Solution:  (a) If the trolley A is at rest, anything that comes to hit it must be along the line OA, so the angle should be $$\theta=45^{0}$$ with the x- axis.

(b) Let the ball is given a velocity v at an angle φ = 4θ /3, where $$\theta=45^{0}$$, the angle we get is $$\phi=60^{0}$$. The observer at trolley will see it coming at angle $$\theta=45^{0}$$ so the relative velocity . $$\vec{v}_{rel} = \vec{v}_{ball} - \vec{v}_{Trolley}$$ will have same x and y components.
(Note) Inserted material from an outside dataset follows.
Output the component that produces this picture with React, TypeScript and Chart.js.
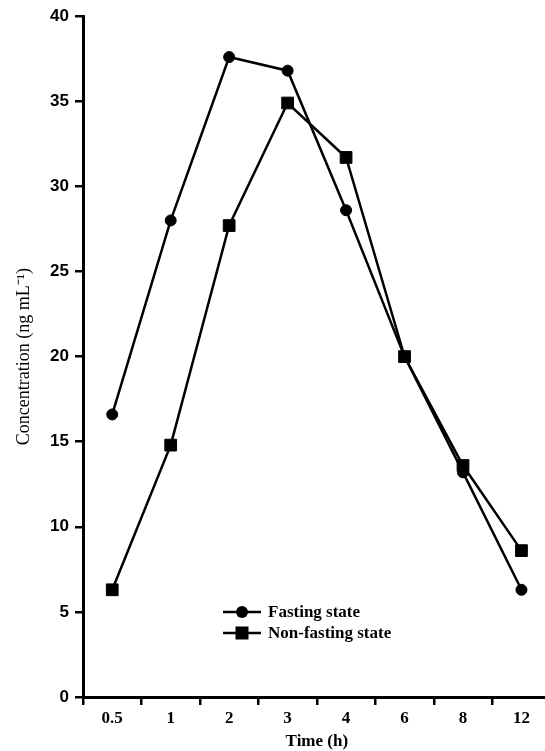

Here $$\vec{v}_{ball} =v cos 60^{0}\vec{i} + v sin 60^{0}\vec{j}$$

and $$\vec{v}_{Trolley} = (\sqrt{3} -1)\vec{j}$$.

Now the x- component of $$v_{rel}$$ = $$\frac{v}{2}$$

and the y -component of $$v_{rel}$$ = $$\frac{\sqrt{3}}{2}v - \sqrt{3}+1$$. Since both the components are equal, we get v= 2m/s after a little bit of manipulation.